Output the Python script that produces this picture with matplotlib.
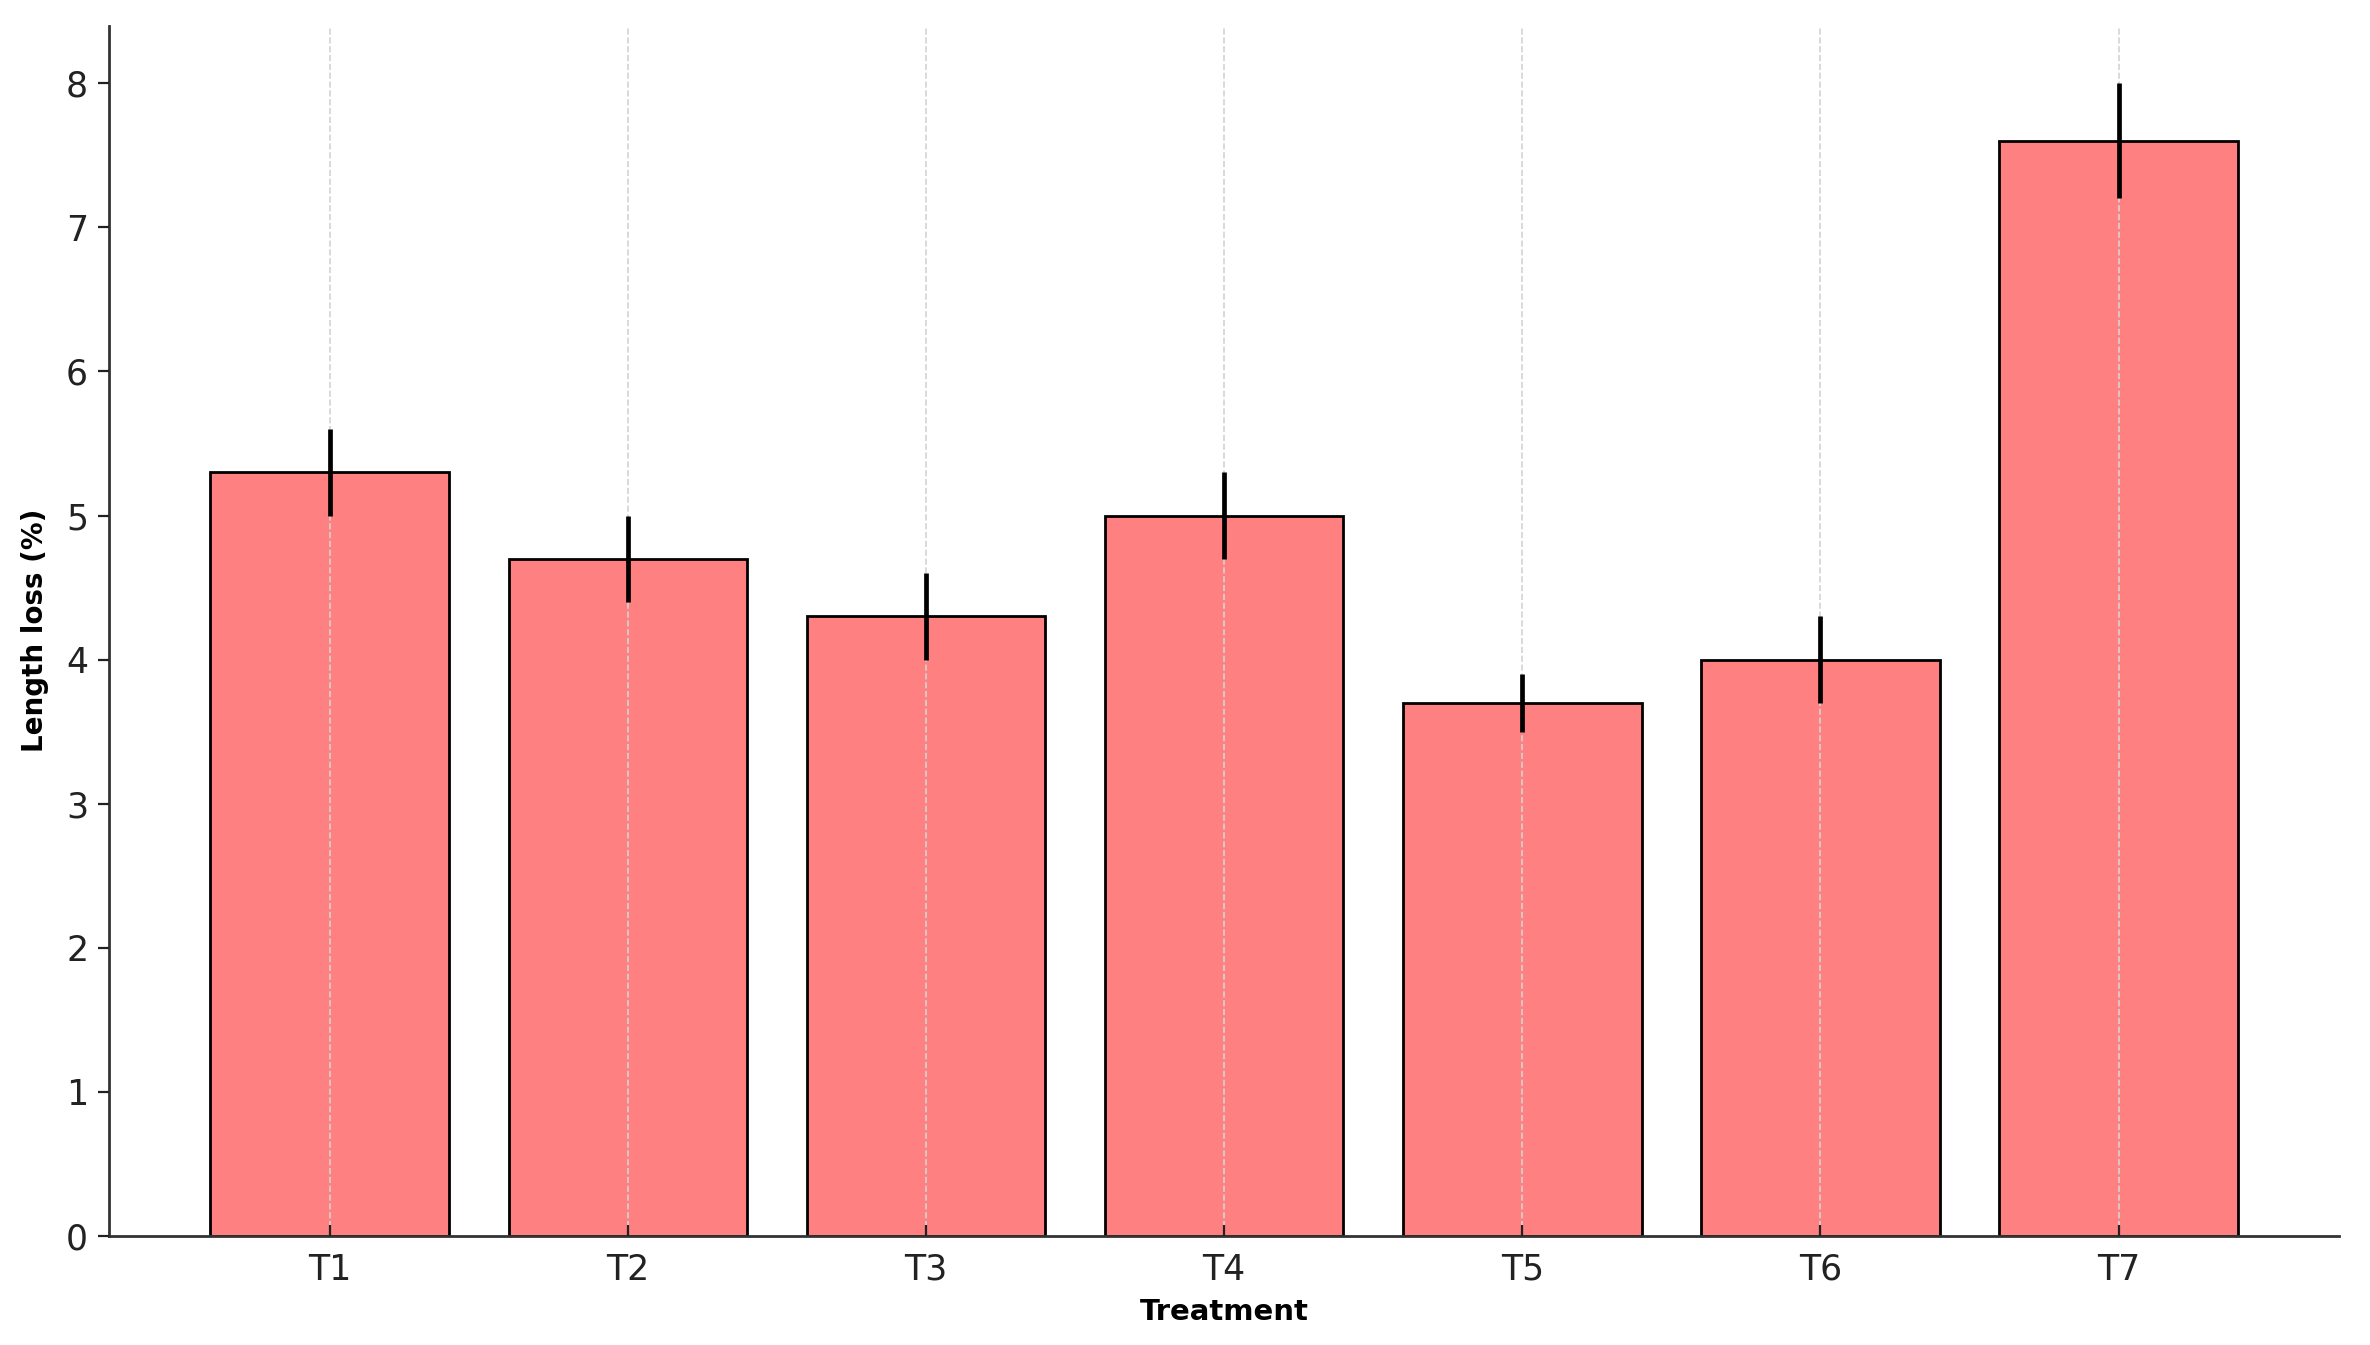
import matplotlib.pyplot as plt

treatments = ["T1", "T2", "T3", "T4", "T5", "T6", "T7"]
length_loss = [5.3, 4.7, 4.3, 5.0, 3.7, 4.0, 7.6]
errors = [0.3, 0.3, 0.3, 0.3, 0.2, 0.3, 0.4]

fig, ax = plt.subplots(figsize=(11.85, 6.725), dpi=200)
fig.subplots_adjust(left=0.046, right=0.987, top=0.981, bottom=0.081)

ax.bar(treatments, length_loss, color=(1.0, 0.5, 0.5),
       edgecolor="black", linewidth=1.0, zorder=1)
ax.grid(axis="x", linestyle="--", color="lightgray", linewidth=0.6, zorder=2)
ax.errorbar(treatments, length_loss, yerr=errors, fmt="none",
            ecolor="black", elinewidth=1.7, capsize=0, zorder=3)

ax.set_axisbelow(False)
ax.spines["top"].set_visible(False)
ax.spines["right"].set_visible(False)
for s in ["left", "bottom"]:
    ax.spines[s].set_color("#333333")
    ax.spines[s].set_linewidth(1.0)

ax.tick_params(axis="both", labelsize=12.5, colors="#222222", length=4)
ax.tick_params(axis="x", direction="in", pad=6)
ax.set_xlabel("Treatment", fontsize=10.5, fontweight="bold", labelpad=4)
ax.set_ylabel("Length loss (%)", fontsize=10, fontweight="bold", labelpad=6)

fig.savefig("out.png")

######

§ **Task requirements**: Please quote the lines of the material, beginning with the first and ending with the one that contains "right=0.987, top=0.981, bottom=0.081)", exactly as written and without any pictures.

§ **Full solution**:
Output the Python script that produces this picture with matplotlib.
import matplotlib.pyplot as plt

treatments = ["T1", "T2", "T3", "T4", "T5", "T6", "T7"]
length_loss = [5.3, 4.7, 4.3, 5.0, 3.7, 4.0, 7.6]
errors = [0.3, 0.3, 0.3, 0.3, 0.2, 0.3, 0.4]

fig, ax = plt.subplots(figsize=(11.85, 6.725), dpi=200)
fig.subplots_adjust(left=0.046, right=0.987, top=0.981, bottom=0.081)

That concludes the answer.